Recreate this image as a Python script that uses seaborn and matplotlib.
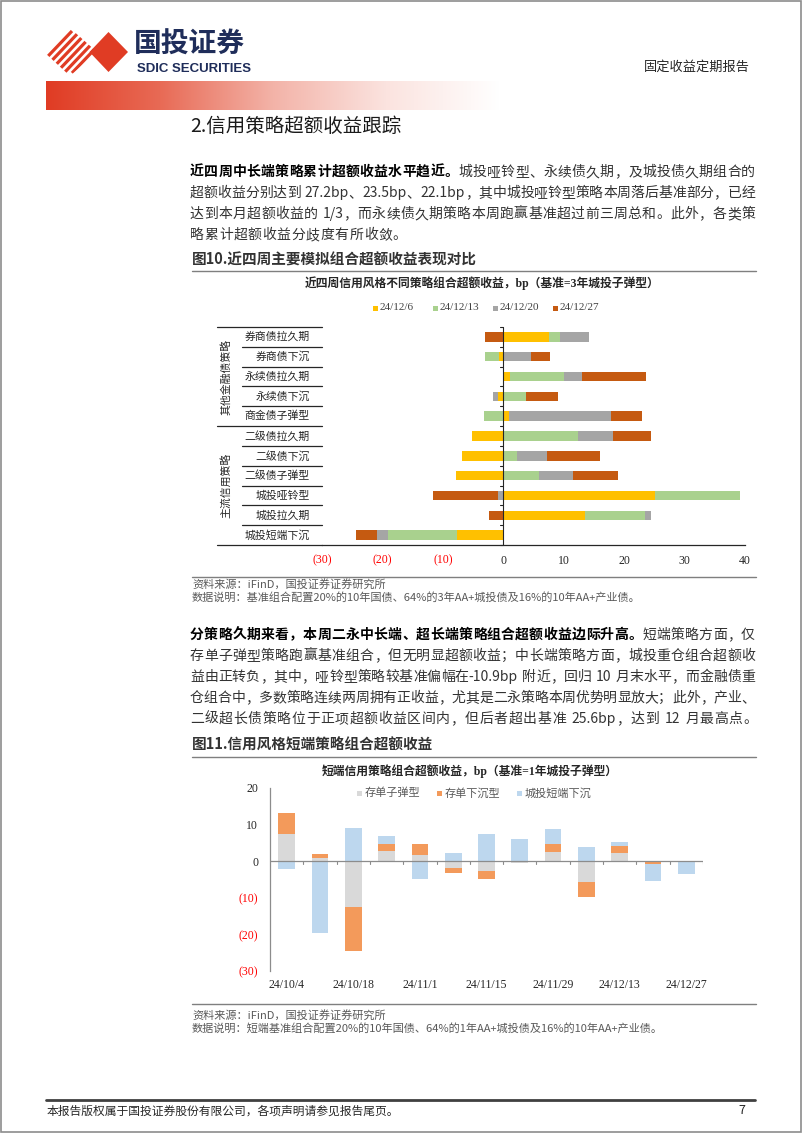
import numpy as np
import matplotlib
matplotlib.use("Agg")
import matplotlib.pyplot as plt
import seaborn as sns
from matplotlib.patches import Rectangle, Polygon
from matplotlib.font_manager import FontProperties
from matplotlib.colors import LinearSegmentedColormap

# ---------------- data ----------------
categories1 = ['券商债拉久期', '券商债下沉', '永续债拉久期', '永续债下沉', '商金债子弹型',
               '二级债拉久期', '二级债下沉', '二级债子弹型', '城投哑铃型', '城投拉久期', '城投短端下沉']
series1_names = ['24/12/6', '24/12/13', '24/12/20', '24/12/27']
w1206 = [7.5, -0.7, 1.1, -0.9, 0.9, -5.2, -6.9, -7.8, 25.1, 13.6, -7.7]
w1213 = [1.9, -2.4, 9.0, 3.8, -3.2, 12.3, 2.2, 5.9, 14.0, 9.9, -11.3]
w1220 = [4.8, 4.6, 2.9, -0.8, 17.0, 5.8, 5.1, 5.6, -0.9, 0.9, -1.9]
w1227 = [-3.1, 3.1, 10.6, 5.2, 5.0, 6.3, 8.7, 7.5, -10.7, -2.4, -3.5]
xticks1 = [-30, -20, -10, 0, 10, 20, 30, 40]
xlabels1 = ['(30)', '(20)', '(10)', '0', '10', '20', '30', '40']
groups1 = ['其他金融债策略', '主流信用策略']

dates2 = ['24/10/4', '24/10/11', '24/10/18', '24/10/25', '24/11/1', '24/11/8', '24/11/15',
          '24/11/22', '24/11/29', '24/12/6', '24/12/13', '24/12/20', '24/12/27']
series2_names = ['存单子弹型', '存单下沉型', '城投短端下沉']
cd_bullet = [7.5, 0.8, -12.6, 2.9, 1.7, -1.8, -2.7, -0.6, 2.6, -5.7, 2.2, -0.2, 0.1]
cd_sink = [5.7, 1.2, -11.8, 1.7, 2.9, -1.5, -2.1, 0.0, 2.1, -4.1, 1.9, -0.6, 0.0]
ct_short = [-2.1, -19.7, 9.1, 2.4, -4.8, 2.3, 7.3, 6.1, 4.1, 3.9, 1.2, -4.6, -3.4]
yticks2 = [-30, -20, -10, 0, 10, 20]
ylabels2 = ['(30)', '(20)', '(10)', '0', '10', '20']

colors1 = ['#FFC000', '#A9D18E', '#A5A5A5', '#C55A11']
colors2 = ['#D9D9D9', '#F39A5B', '#BDD7EE']
RED = '#FF0000'

# ---------------- style ----------------
sns.set_style('white')
CJK = ['Noto Sans CJK SC', 'DejaVu Sans']
SERIF = ['Liberation Serif', 'Noto Sans CJK SC']
plt.rcParams['font.family'] = CJK
plt.rcParams['axes.unicode_minus'] = False

W, H = 802, 1133
fig = plt.figure(figsize=(W / 100, H / 100), dpi=100)
fig.patch.set_facecolor('white')


def rect(x0, y0, x1, y1):
    return [x0 / W, 1 - y1 / H, (x1 - x0) / W, (y1 - y0) / H]


def stacked(ax, cats, series, colors, width, horizontal):
    s = np.array(series, dtype=float)
    pos = np.cumsum(np.clip(s, 0, None), axis=0)
    neg = np.cumsum(np.clip(s, None, 0), axis=0)
    for k in range(len(s) - 1, -1, -1):
        for cum in (pos[k], neg[k]):
            if horizontal:
                sns.barplot(x=cum, y=cats, order=cats, orient='h', color=colors[k], saturation=1,
                            width=width, errorbar=None, linewidth=0, edgecolor='none', ax=ax)
            else:
                sns.barplot(x=cats, y=cum, order=cats, color=colors[k], saturation=1,
                            width=width, errorbar=None, linewidth=0, edgecolor='none', ax=ax)


# ---------------- chart 1 ----------------
ax1 = fig.add_axes(rect(322, 327, 745, 545))
stacked(ax1, categories1, [w1206, w1213, w1220, w1227], colors1, 0.48, True)
ax1.set_facecolor('none')
ax1.set_xlim(-30, 40)
ax1.set_ylim(len(categories1) - 0.5, -0.5)
ax1.set_xlabel('')
ax1.set_ylabel('')
ax1.set_yticks([])
ax1.set_xticks(xticks1)
ax1.set_xticklabels(xlabels1)
for sp in ['top', 'right', 'left']:
    ax1.spines[sp].set_visible(False)
ax1.spines['bottom'].set_color('#262626')
ax1.spines['bottom'].set_linewidth(0.9)
ax1.tick_params(axis='x', direction='in', length=3, width=0.8, color='#262626', pad=7, labelsize=8.5)
for lbl, v in zip(ax1.get_xticklabels(), xticks1):
    lbl.set_color(RED if v < 0 else '#262626')
    lbl.set_fontfamily(SERIF)
ax1.axvline(0, color='#262626', lw=0.8, zorder=5)
for b in np.arange(-0.5, len(categories1), 1):
    ax1.plot([-0.55, 0], [b, b], color='#262626', lw=0.8, zorder=5, clip_on=False)

# ---------------- chart 2 ----------------
ax2 = fig.add_axes(rect(270, 788, 703, 971))
stacked(ax2, dates2, [cd_bullet, cd_sink, ct_short], colors2, 0.5, False)
ax2.set_facecolor('none')
ax2.set_ylim(-30, 20)
ax2.set_xlim(-0.5, len(dates2) - 0.5)
ax2.set_xlabel('')
ax2.set_ylabel('')
ax2.set_yticks(yticks2)
ax2.set_yticklabels(ylabels2)
ax2.set_xticks(range(0, len(dates2), 2))
ax2.set_xticklabels(dates2[::2])
for sp in ['top', 'right', 'bottom']:
    ax2.spines[sp].set_visible(False)
ax2.spines['left'].set_color('#8c8c8c')
ax2.spines['left'].set_linewidth(0.9)
ax2.tick_params(axis='y', direction='out', length=2.5, width=0.8, color='#8c8c8c', pad=6, labelsize=8.5)
ax2.tick_params(axis='x', length=0, pad=5.5, labelsize=8.5)
for lbl, v in zip(ax2.get_yticklabels(), yticks2):
    lbl.set_color(RED if v < 0 else '#262626')
    lbl.set_fontfamily(SERIF)
for lbl in ax2.get_xticklabels():
    lbl.set_color('#262626')
    lbl.set_fontfamily(SERIF)
ax2.axhline(0, color='#8c8c8c', lw=0.9, zorder=5)
for b in np.arange(0.5, len(dates2), 1):
    ax2.plot([b, b], [-0.8, 0], color='#8c8c8c', lw=0.8, zorder=5)

# ---------------- page overlay ----------------
ov = fig.add_axes([0, 0, 1, 1])
ov.set_zorder(10)
ov.axis('off')

# header gradient band
cmap = LinearSegmentedColormap.from_list('g', ['#E03C24', '#E86A55', '#F3B3A8', '#FBE3DF', '#FFFFFF'])
ov.imshow(np.linspace(0, 1, 256)[None, :], cmap=cmap, extent=(46, 500, 110, 81),
          aspect='auto', interpolation='bilinear')
ov.set_xlim(0, W)
ov.set_ylim(H, 0)

# logo
ov.add_patch(Polygon([(89.5, 52), (108.5, 32), (128, 52), (108.5, 72)], closed=True,
                     fc='#E03C24', ec='none'))
clip = Polygon([(44, 52), (70, 28), (97, 52), (70, 76)], closed=True, transform=ov.transData)
for xc in [52, 60, 68, 76, 84, 92]:
    ln, = ov.plot([xc - 20, xc + 20], [73, 31], color='#E03C24', lw=2.3, solid_capstyle='butt')
    ln.set_clip_path(clip)
ov.text(134, 45, '国投证券', fontsize=20, fontweight='bold', color='#1F2D5A', ha='left', va='center')
ov.text(137, 68.5, 'SDIC SECURITIES', fontsize=9.5, fontweight='bold', color='#1F2D5A',
        ha='left', va='center', family=['Liberation Sans', 'DejaVu Sans'])
ov.text(697, 67, '固定收益定期报告', fontsize=9.5, color='#262626', ha='center', va='center')

# page border
ov.add_patch(Rectangle((1, 1), W - 2, H - 2, fill=False, ec='#8c8c8c', lw=1.2))

# section title
ov.text(190, 126, '2.信用策略超额收益跟踪', fontsize=14, color='#1a1a1a', ha='left', va='center')

renderer = fig.canvas.get_renderer()


def text_line(y, segs, x0=190, x1=755, size=10, justify=True):
    props = {b: FontProperties(family=CJK, size=size, weight='bold' if b else 'normal')
             for b in (True, False)}
    toks = []
    for s, bold in segs:
        buf = ''
        for ch in s:
            if ch == ' ':
                if buf:
                    toks.append((buf, bold))
                    buf = ''
                toks.append((' ', bold))
            elif ord(ch) < 128:
                buf += ch
            else:
                if buf:
                    toks.append((buf, bold))
                    buf = ''
                toks.append((ch, bold))
        if buf:
            toks.append((buf, bold))
    em = size * 100 / 72
    widths = []
    for t, b in toks:
        if t == ' ':
            widths.append(0.3 * em)
        else:
            widths.append(renderer.get_text_width_height_descent(t, props[b], ismath=False)[0])
    gap = (x1 - x0 - sum(widths)) / (len(toks) - 1) if (justify and len(toks) > 1) else 0.6
    x = x0
    for (t, b), w in zip(toks, widths):
        if t != ' ':
            ov.text(x, y + 0.36 * em, t, fontproperties=props[b],
                    color='#000000' if b else '#333333', ha='left', va='baseline')
        x += w + gap


para1 = [
    [('近四周中长端策略累计超额收益水平趋近。', True), ('城投哑铃型、永续债久期，及城投债久期组合的', False)],
    [('超额收益分别达到 27.2bp、23.5bp、22.1bp，其中城投哑铃型策略本周落后基准部分，已经', False)],
    [('达到本月超额收益的 1/3，而永续债久期策略本周跑赢基准超过前三周总和。此外，各类策', False)],
    [('略累计超额收益分歧度有所收敛。', False)],
]
for i, segs in enumerate(para1):
    text_line(171 + 21 * i, segs, justify=(i < len(para1) - 1))

para2 = [
    [('分策略久期来看，本周二永中长端、超长端策略组合超额收益边际升高。', True), ('短端策略方面，仅', False)],
    [('存单子弹型策略跑赢基准组合，但无明显超额收益；中长端策略方面，城投重仓组合超额收', False)],
    [('益由正转负，其中，哑铃型策略较基准偏幅在-10.9bp 附近，回归 10 月末水平，而金融债重', False)],
    [('仓组合中，多数策略连续两周拥有正收益，尤其是二永策略本周优势明显放大；此外，产业、', False)],
    [('二级超长债策略位于正项超额收益区间内，但后者超出基准 25.6bp，达到 12 月最高点。', False)],
]
for i, segs in enumerate(para2):
    text_line(634 + 21 * i, segs, justify=(i < len(para2) - 1))

# captions
ov.text(192, 260, '图10.近四周主要模拟组合超额收益表现对比', fontsize=10.5, fontweight='bold',
        color='#333333', ha='left', va='center')
ov.plot([192, 756], [271, 271], color='#7f7f7f', lw=1)
ov.text(192, 745, '图11.信用风格短端策略组合超额收益', fontsize=10.5, fontweight='bold',
        color='#333333', ha='left', va='center')
ov.plot([192, 756], [757, 757], color='#7f7f7f', lw=1)

# chart titles
ov.text(482, 283, '近四周信用风格不同策略组合超额收益，bp（基准=3年城投子弹型）', fontsize=8.5,
        fontweight='bold', color='#262626', ha='center', va='center', family=SERIF)
ov.text(470, 771, '短端信用策略组合超额收益，bp（基准=1年城投子弹型）', fontsize=8.5,
        fontweight='bold', color='#262626', ha='center', va='center', family=SERIF)

# legend chart 1
for name, col, xs in zip(series1_names, colors1, [373, 433, 493, 553]):
    ov.add_patch(Rectangle((xs, 305.5), 5, 5, fc=col, ec='none'))
    ov.text(xs + 7, 308, name, fontsize=8, color='#404040', ha='left', va='center', family=SERIF)

# legend chart 2
for name, col, xs in zip(series2_names, colors2, [357, 437, 517]):
    ov.add_patch(Rectangle((xs, 790.5), 5, 5, fc=col, ec='none'))
    ov.text(xs + 8, 793, name, fontsize=8, color='#595959', ha='left', va='center')

# category table for chart 1
n1 = len(categories1)
rowh = (545 - 327) / n1
for k in range(n1 + 1):
    yb = 327 + rowh * k
    xs = 217 if k in (0, 5, n1) else 242
    ov.plot([xs, 322], [yb, yb], color='#262626', lw=0.9)
for i, c in enumerate(categories1):
    ov.text(310, 327 + rowh * (i + 0.5), c, fontsize=7.8, color='#262626', ha='right', va='center')
ov.text(226, 327 + rowh * 2.5, groups1[0], fontsize=7.8, color='#262626', rotation=90,
        ha='center', va='center')
ov.text(226, 327 + rowh * 8.0, groups1[1], fontsize=7.8, color='#262626', rotation=90,
        ha='center', va='center')

# notes
note_kw = dict(fontsize=8, color='#595959', style='italic', ha='left', va='center')
ov.plot([192, 756], [577, 577], color='#7f7f7f', lw=1)
ov.text(192, 584, '资料来源：iFinD，国投证券证券研究所', **note_kw)
ov.text(192, 597, '数据说明：基准组合配置20%的10年国债、64%的3年AA+城投债及16%的10年AA+产业债。', **note_kw)
ov.plot([192, 756], [1004, 1004], color='#7f7f7f', lw=1)
ov.text(192, 1015, '资料来源：iFinD，国投证券证券研究所', **note_kw)
ov.text(192, 1028, '数据说明：短端基准组合配置20%的10年国债、64%的1年AA+城投债及16%的10年AA+产业债。', **note_kw)

# footer
ov.plot([46, 755], [1100, 1100], color='#404040', lw=2)
ov.text(47, 1111, '本报告版权属于国投证券股份有限公司，各项声明请参见报告尾页。', fontsize=8.5,
        color='#262626', ha='left', va='center')
ov.text(742, 1111, '7', fontsize=9, color='#262626', ha='center', va='center')

fig.savefig('out.png', dpi=100, facecolor='white')
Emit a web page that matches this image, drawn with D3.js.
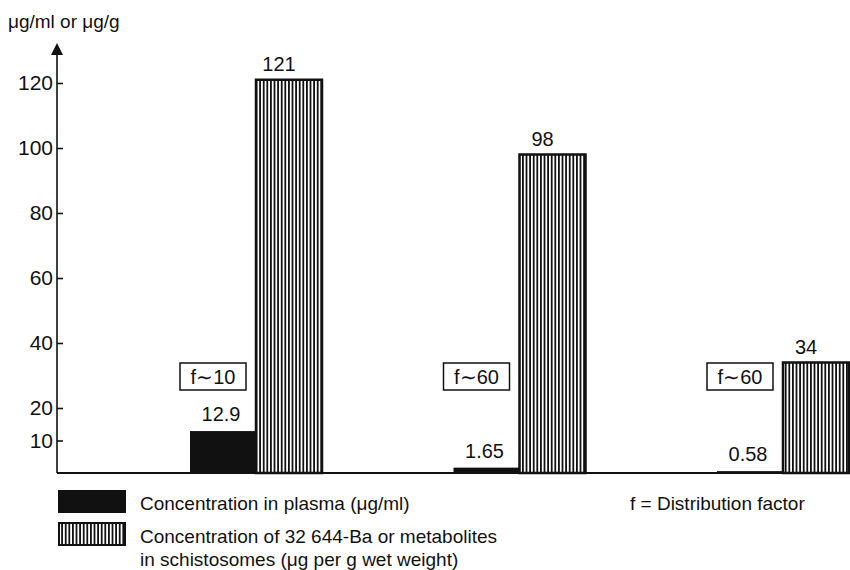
<!DOCTYPE html>
<html><head><meta charset="utf-8">
<script src="https://cdn.jsdelivr.net/npm/d3@7"></script>
<style>body{margin:0;background:#fff}text{font-family:"Liberation Sans",Arial,sans-serif;fill:#111}</style>
</head><body>
<svg id="c" width="850" height="570"></svg>
<script>
const groups = ['A', 'B', 'C'];
const plasma = [12.9, 1.65, 0.58];
const schisto = [121, 98, 34];
const factors = ['f\u223C10', 'f\u223C60', 'f\u223C60'];
const yTicks = [10, 20, 40, 60, 80, 100, 120];

const svg = d3.select('#c');
const defs = svg.append('defs');
const pat = defs.append('pattern').attr('id', 'hatch').attr('patternUnits', 'userSpaceOnUse')
  .attr('width', 3.6).attr('height', 10);
pat.append('rect').attr('width', 3.6).attr('height', 10).attr('fill', '#fff');
pat.append('rect').attr('x', 0).attr('width', 1.8).attr('height', 10).attr('fill', '#111');

const y = d3.scaleLinear().domain([0, 120]).range([473, 83]);
const x = d3.scaleBand().domain(groups).range([57, 847.5]);
// each group: plasma bar then schisto bar at right side of group
const barW = 66;
const gx = d => x(d) + 133;

// axis
svg.append('line').attr('x1', 57).attr('x2', 850).attr('y1', y(0)).attr('y2', y(0)).attr('stroke', '#111').attr('stroke-width', 2);
svg.append('line').attr('x1', 57).attr('x2', 57).attr('y1', y(0)).attr('y2', 52).attr('stroke', '#111').attr('stroke-width', 1.6);
svg.append('path').attr('d', 'M51,55 L57,43 L63,55 Z').attr('fill', '#111');
const yAxis = svg.append('g').attr('transform', 'translate(57,0)')
  .call(d3.axisRight(y).tickValues(yTicks).tickSize(6).tickFormat(''));
yAxis.select('.domain').remove();
yAxis.selectAll('line').attr('stroke', '#111').attr('stroke-width', 1.6);
svg.selectAll('.yl').data(yTicks).enter().append('text')
  .attr('x', 53).attr('y', d => y(d) + 7).attr('text-anchor', 'end').attr('font-size', 21).text(d => d);
svg.append('text').attr('x', 8).attr('y', 28).attr('font-size', 19).text('\u03BCg/ml or \u03BCg/g');

// bars
svg.selectAll('.p').data(groups).enter().append('rect')
  .attr('x', d => gx(d)).attr('width', barW)
  .attr('y', (d, i) => y(plasma[i])).attr('height', (d, i) => y(0) - y(plasma[i]))
  .attr('fill', '#111');
svg.selectAll('.s').data(groups).enter().append('rect')
  .attr('x', d => gx(d) + barW).attr('width', barW)
  .attr('y', (d, i) => y(schisto[i])).attr('height', (d, i) => y(0) - y(schisto[i]))
  .attr('fill', 'url(#hatch)').attr('stroke', '#111').attr('stroke-width', 2.5);

// value labels
svg.selectAll('.pl').data(groups).enter().append('text')
  .attr('x', d => gx(d) + barW / 2 - 2).attr('y', (d, i) => y(plasma[i]) - 10)
  .attr('text-anchor', 'middle').attr('font-size', 20).text((d, i) => plasma[i]);
svg.selectAll('.sl').data(groups).enter().append('text')
  .attr('x', d => gx(d) + barW * 1.5 - 10).attr('y', (d, i) => y(schisto[i]) - 9)
  .attr('text-anchor', 'middle').attr('font-size', 20).text((d, i) => schisto[i]);

// factor boxes
const fb = svg.selectAll('.f').data(groups).enter().append('g')
  .attr('transform', d => `translate(${gx(d) - 10},363)`);
fb.append('rect').attr('width', 66).attr('height', 27).attr('fill', '#fff').attr('stroke', '#111').attr('stroke-width', 1.5);
fb.append('text').attr('x', 33).attr('y', 21).attr('text-anchor', 'middle').attr('font-size', 20).text((d, i) => factors[i]);

// legend
svg.append('rect').attr('x', 58).attr('y', 490).attr('width', 68).attr('height', 23).attr('fill', '#111');
svg.append('rect').attr('x', 59).attr('y', 523).attr('width', 66).attr('height', 22).attr('fill', 'url(#hatch)').attr('stroke', '#111').attr('stroke-width', 2);
svg.append('text').attr('x', 140).attr('y', 510).attr('font-size', 19).text('Concentration in plasma (\u03BCg/ml)');
svg.append('text').attr('x', 140).attr('y', 543).attr('font-size', 19).text('Concentration of 32 644-Ba or metabolites');
svg.append('text').attr('x', 140).attr('y', 566).attr('font-size', 19).text('in schistosomes (\u03BCg per g wet weight)');
svg.append('text').attr('x', 630).attr('y', 510).attr('font-size', 19).text('f = Distribution factor');
</script>
</body></html>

+ + + + +

Restate each line from the start of the listing through the line bearing "from matplotlib.colors import" word for word. Drop the pictures.

Recreate this image as a Python script that uses seaborn and matplotlib.
import numpy as np
import matplotlib
matplotlib.use("Agg")
import matplotlib.pyplot as plt
import seaborn as sns
from matplotlib.patches import Rectangle, Polygon
from matplotlib.font_manager import FontProperties
from matplotlib.colors import LinearSegmentedColormap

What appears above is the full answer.